Genome-Wide Identification of the SRS Gene Family in Poplar and Expression Analysis Under Drought Stress and Salt Stress

The Short Internodes-Related Sequence (SRS) family is a class of transcription factors unique to plants that are essential for controlling their growth, development, and stress responses. Nevertheless, information regarding the characterization and biological function of poplar SRS family members remains limited. In this study, we identified 10 members of the SRS gene family in the genome of Populus tremula using bioinformatics, distributed on seven chromosomes and named PtSRS01-PtSRS10 based on their locations. Our phylogenetic analysis results indicated that PtSRS genes can be categorized into five subfamilies and that members of each subfamily have similar gene structures and motifs. Collinearity analysis indicated that the expansion of the PtSRS gene family is caused by segmental duplication and is influenced by purifying selection during its evolutionary process. Cis-acting element analysis revealed that PtSRS was enriched in cis-acting elements related to growth and development, light response, hormone induction, and stress response.

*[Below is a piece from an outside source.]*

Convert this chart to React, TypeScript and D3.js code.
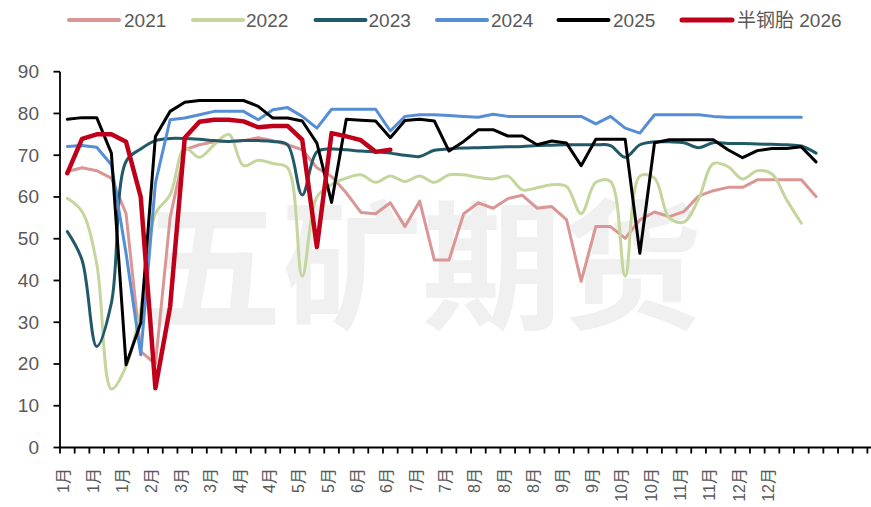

Quantitative real-time PCR revealed that drought and salt (NaCl) treatments affected the expression of several PtSRS genes, with PtSRS04 and PtSRS05 being the two genes with the most significant expression levels, with PtSRS04 showing a 700-fold increase in relative gene expression level after 8 d of drought stress and the PtSRS05 gene showing a 38-fold increase in gene expression level at 48 h of NaCl stress, suggesting that they could be crucial in salt and drought stress. The results presented herein provide a theoretical basis for subsequent in-depth studies on the involvement of poplar SRS gene family members in drought and salt stress resistance.